Monday Mixer across the decades

Three random cards from three different decades today. To start us off, here's a card from the very beginning of the 1990s...

Card Number 273: Topps, 1990; #403

It's an All-Star card!

Topps were really a budget operation in 1990. In previous years the All Star cards featured posed portraits (which was just as well in 1987 as Tony's base card didn't show his face or the name on his shirt, so the All-Star card gave you a chance to see what he looked like). But in 1990 they used a slightly different action shot for the All-Star card. It might even have been a photo from the same game (decide for yourself by looking at his base card, here).

The back manages to use three different typefaces. 

At least the factoid is relevant and related to his batting average, even if it doesn't mention the All-Star Game.

Card Number 274: DonRuss Threads, 2008; #40

Allan from the UK Baseball Cards group on Facebook sent me this card. 

This card was issued just before Panini acquired DonRuss and their associated brands. DonRuss were already practicing producing unlicensed cards, although they didn't make much of an effort at erasing the SD on Tony's helmet or left sleeve. For a logoless card, it's a decent effort. The baseball stitching along the top makes it stand out.

The back notes that seven years after he retired there still wasn't a Padres player within 2000 hits of Tony's total. 12 years after this card was printed, Garry Templeton is still second on the all-time Padres hits chart. There are a few players who have played this century who have made it into the top ten - Chase Headley (#5).

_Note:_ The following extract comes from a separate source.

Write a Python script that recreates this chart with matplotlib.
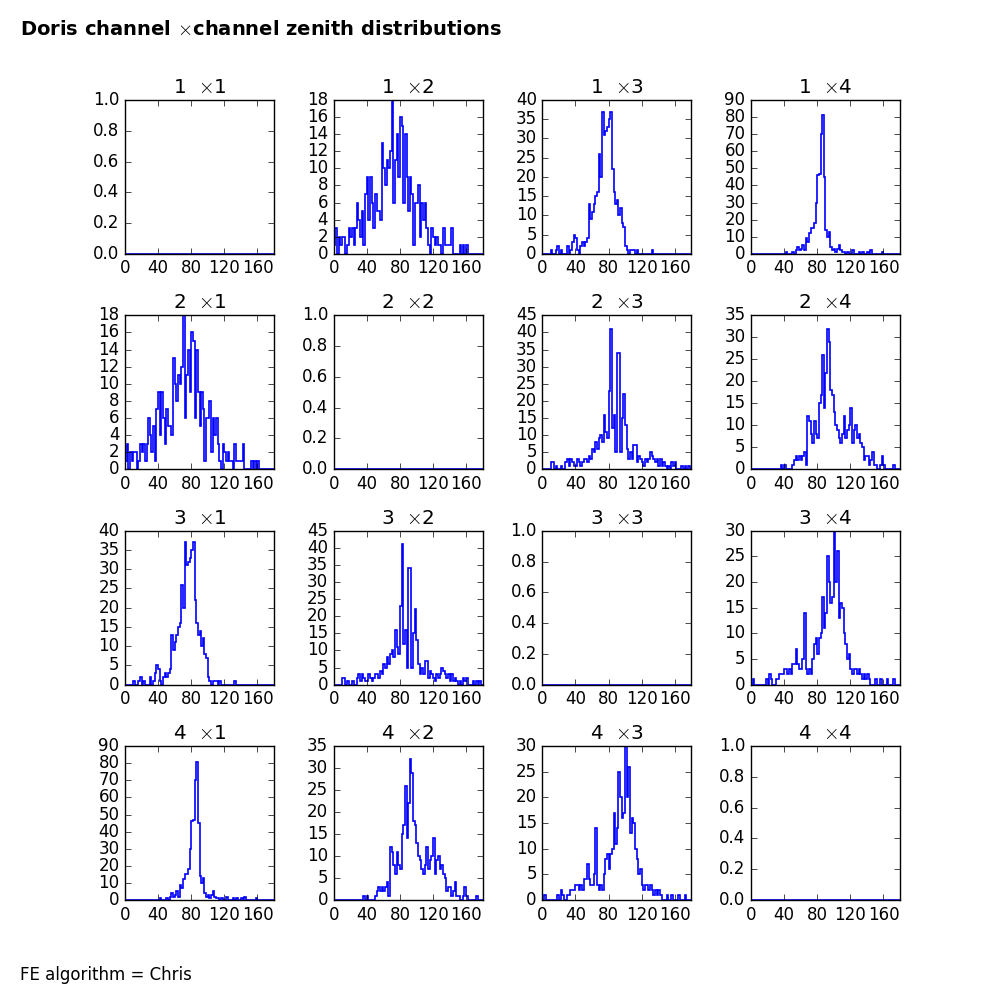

Brian Giles (#6), Adrian Gonzalez (#7), and Phil Nevin (#8) but none of them made over 900 hits while they were Padres. Tony's record is secure, unless the Padres lock down Fernando Tatis Jr and he ends up playing 20 seasons for them.

Card Number 275, Panini Prizm, 2014; #157

Panini Prizm base cards exist just so Panini can pad their packs with filler in-between all the parallel colour variations. I don't know of anyone who collects these sets. 

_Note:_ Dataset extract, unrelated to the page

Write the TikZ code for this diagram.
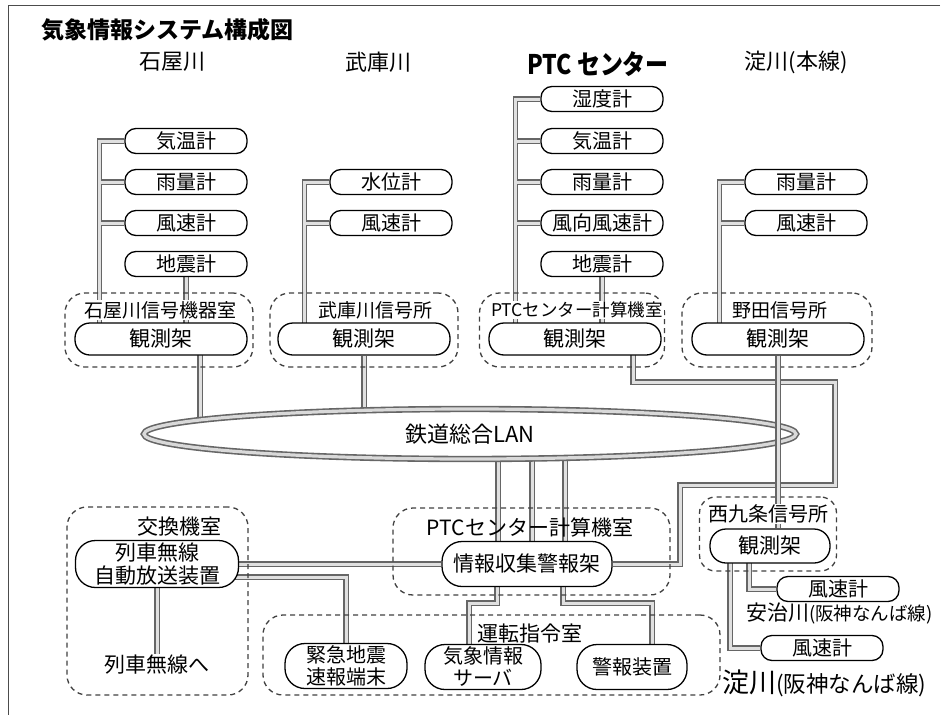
\documentclass[tikz,border=0pt]{standalone}
\usepackage{fontspec}
\usepackage{graphicx}
\setmainfont{Noto Sans CJK JP}
\usetikzlibrary{shapes.geometric,calc}
\pgfdeclarelayer{cableout}
\pgfdeclarelayer{cablein}
\pgfsetlayers{cableout,cablein,main}
\newcommand{\setfs}[2]{\fontsize{#1pt}{#2pt}\selectfont}
\newcommand{\cable}[1]{%
  \begin{pgfonlayer}{cableout}\draw[cable outer] #1;\end{pgfonlayer}%
  \begin{pgfonlayer}{cablein}\draw[cable inner] #1;\end{pgfonlayer}}
\tikzset{
  sensor/.style={draw, line width=1.3pt, rounded corners=11pt, fill=white,
    minimum width=122pt, minimum height=25pt, inner sep=0pt, font=\setfs{20}{24}},
  rack/.style={sensor, rounded corners=15pt, minimum width=172pt, minimum height=32pt, font=\setfs{21}{24}},
  terminal/.style={sensor, rounded corners=20pt, minimum height=45pt, align=center, font=\setfs{20}{22}},
  room/.style={draw=black!75, dash pattern=on 5pt off 4pt, line width=1.3pt, rounded corners=20pt, inner sep=0pt},
  roomlabel/.style={fill=white, inner sep=1pt, font=\setfs{19}{22}},
  heading/.style={font=\setfs{22}{26}},
  cable outer/.style={line width=5.6pt, black!60},
  cable inner/.style={line width=3pt, black!12},
  cable top/.style={draw=black!60, line width=1.3pt, double=black!12, double distance=3pt},
  lan/.style={ellipse, draw=black!60, line width=1.6pt, double=black!15, double distance=3.2pt,
    fill=white, inner sep=0pt, minimum width=652pt, minimum height=50pt, font=\setfs{22}{24}}
}
\begin{document}
\begin{tikzpicture}[x=1pt,y=-1pt]
  \useasboundingbox (0,0) rectangle (943,715);
  \draw[black!70, line width=1pt] (940,5) -- (8,5) -- (8,715);
  \node[anchor=west, font=\setfs{23}{26}\bfseries] (title) at (38,30) {気象情報システム構成図};
  \node[heading] (hd1) at (172,62) {石屋川};
  \node[heading] (hd2) at (378,62) {武庫川};
  \node[font=\setfs{27}{30}\bfseries] (hd3) at (598,64) {\scalebox{0.85}[1]{PTC センター}};
  \node[heading] (hd4) at (796,62) {淀川(本線)};

  \node[sensor] (kion1) at (186,141) {気温計};
  \node[sensor] (uryo1) at (186,182) {雨量計};
  \node[sensor] (fusoku1) at (186,223) {風速計};
  \node[sensor] (jishin1) at (186,264) {地震計};
  \node[sensor] (suii2) at (391,182) {水位計};
  \node[sensor] (fusoku2) at (391,223) {風速計};
  \node[sensor] (shitsudo3) at (602,99) {湿度計};
  \node[sensor] (kion3) at (602,141) {気温計};
  \node[sensor] (uryo3) at (602,182) {雨量計};
  \node[sensor] (fukou3) at (602,223) {風向風速計};
  \node[sensor] (jishin3) at (602,264) {地震計};
  \node[sensor] (uryo4) at (806,182) {雨量計};
  \node[sensor] (fusoku4) at (806,223) {風速計};

  \node[room, minimum width=188pt, minimum height=74pt] (room1) at (159,330) {};
  \node[room, minimum width=188pt, minimum height=74pt] (room2) at (364,330) {};
  \node[room, minimum width=185pt, minimum height=74pt] (room3) at (572,330) {};
  \node[room, minimum width=190pt, minimum height=74pt] (room4) at (777,330) {};
  \node[roomlabel] (lbl1) at (160,310) {石屋川信号機器室};
  \node[roomlabel] (lbl2) at (375,310) {武庫川信号所};
  \node[roomlabel, font=\setfs{17.5}{22}] (lbl3) at (577,310) {PTCセンター計算機室};
  \node[roomlabel] (lbl4) at (780,310) {野田信号所};
  \node[rack] (kan1) at (161,339) {観測架};
  \node[rack] (kan2) at (364,339) {観測架};
  \node[rack] (kan3) at (575,339) {観測架};
  \node[rack] (kan4) at (778,339) {観測架};

  \node[lan] (lan) at (470,434) {鉄道総合LAN};

  \node[room, minimum width=181pt, minimum height=188pt] (room5) at (157.5,601) {};
  \node[font=\setfs{21}{24}] (lbl5) at (179,527) {交換機室};
  \node[rack, minimum width=163pt, minimum height=47pt, rounded corners=20pt, align=center,
    font=\setfs{21}{23}] (ressha) at (157,564) {列車無線\\自動放送装置};
  \node[font=\setfs{21}{24}, fill=white, inner sep=1pt] (retsuhe) at (157,665) {列車無線へ};

  \node[room, minimum width=277pt, minimum height=87pt] (room6) at (531.5,551.5) {};
  \node[font=\setfs{21}{24}] (lbl6) at (530,527) {PTCセンター計算機室};
  \node[rack, minimum width=170pt, minimum height=45pt, rounded corners=20pt] (joho) at (527,564) {情報収集警報架};

  \node[room, minimum width=457pt, minimum height=80pt] (room7) at (491.5,655) {};
  \node[font=\setfs{21}{24}] (lbl7) at (530,634) {運転指令室};
  \node[terminal] (kinkyu) at (346,666) {緊急地震\\速報端末};
  \node[terminal, minimum width=116pt] (server) at (483,667) {気象情報\\サーバ};
  \node[terminal, minimum width=110pt] (keiho) at (632,667) {警報装置};

  \node[room, minimum width=137pt, minimum height=74pt, rounded corners=16pt] (room8) at (768,534) {};
  \node[rack, minimum width=120pt, minimum height=34pt, rounded corners=16pt] (kan5) at (770,546) {観測架};
  \node[sensor] (fusoku5a) at (838,589) {風速計};
  \node[anchor=west, font=\setfs{21}{24}, inner sep=0pt] (ajigawa) at (746,613) {安治川{\setfs{18.5}{22}(阪神なんば線)}};
  \node[sensor] (fusoku5b) at (822,648) {風速計};
  \node[anchor=west, font=\setfs{27}{28}, inner sep=0pt] (yodogawa) at (722,683) {淀川{\setfs{22.5}{24}(阪神なんば線)}};

  \cable{(kion1.west) -- ++(-25,0) coordinate (t1) -- (t1 |- kan1)}
  \cable{(uryo1) -- (uryo1 -| t1)}
  \cable{(fusoku1) -- (fusoku1 -| t1)}
  \cable{(jishin1) -- (jishin1 |- kan1)}
  \cable{(suii2.west) -- ++(-25,0) coordinate (t2) -- (t2 |- kan2)}
  \cable{(fusoku2) -- (fusoku2 -| t2)}
  \cable{(shitsudo3.west) -- ++(-25,0) coordinate (t3) -- (t3 |- kan3)}
  \cable{(kion3) -- (kion3 -| t3)}
  \cable{(uryo3) -- (uryo3 -| t3)}
  \cable{(fukou3) -- (fukou3 -| t3)}
  \cable{(jishin3) -- (jishin3 |- kan3)}
  \cable{(uryo4.west) -- ++(-25,0) coordinate (t4) -- (t4 |- kan4)}
  \cable{(fusoku4) -- (fusoku4 -| t4)}
  \cable{(kan1 -| 200,0) -- (lan -| 200,0)}
  \cable{(kan2) -- (kan2 |- lan)}
  \cable{(kan3 -| 633,0) |- (835,382) |- (680,485) |- (joho)}
  \cable{(lan -| 498,0) -- (joho -| 498,0)}
  \cable{(lan -| 532,0) -- (joho -| 532,0)}
  \cable{(lan -| 565,0) -- (joho -| 565,0)}
  \cable{(ressha) -- (joho)}
  \cable{(ressha) ++(0,13) -| (kinkyu)}
  \cable{(ressha) -- (retsuhe.north)}
  \cable{(joho -| 497,0) |- (469,603) -- (server -| 469,0)}
  \cable{(joho -| 563,0) |- (652,603) -- (keiho -| 652,0)}
  \cable{(kan5 -| 749,0) |- (fusoku5a)}
  \cable{(kan5 -| 730,0) |- (fusoku5b)}

  \draw[cable top] (kan4.south) -- (kan4.south |- kan5.north);
  \node[roomlabel, font=\setfs{20}{22}] (lbl8) at (768,514) {西九条信号所};
\end{tikzpicture}
\end{document}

Is there anything positive that can be said about these cards. Well, yes. For a shiny card, this scans reasonably well on my basic scanner. There are no mistakes (that I can see) on the cardback and that's quite a good, succinct write up. It's an action shot and you can see Tony's face. Panini are always going to be stuck with what they can do without a licence but at least they get the basics right on this card. 

Total: 275/394


  1. Can't wait for Topps and their MLB exclusive license to finally expire. I'm not a big fan of Panini but I'd love to see them compete with Topps. It'd force both companies to step up their games.

    1. I think it would really change the game. One thing looking back over old cards is seeing how slow Topps are to innovate. They are the Microsoft of card companies.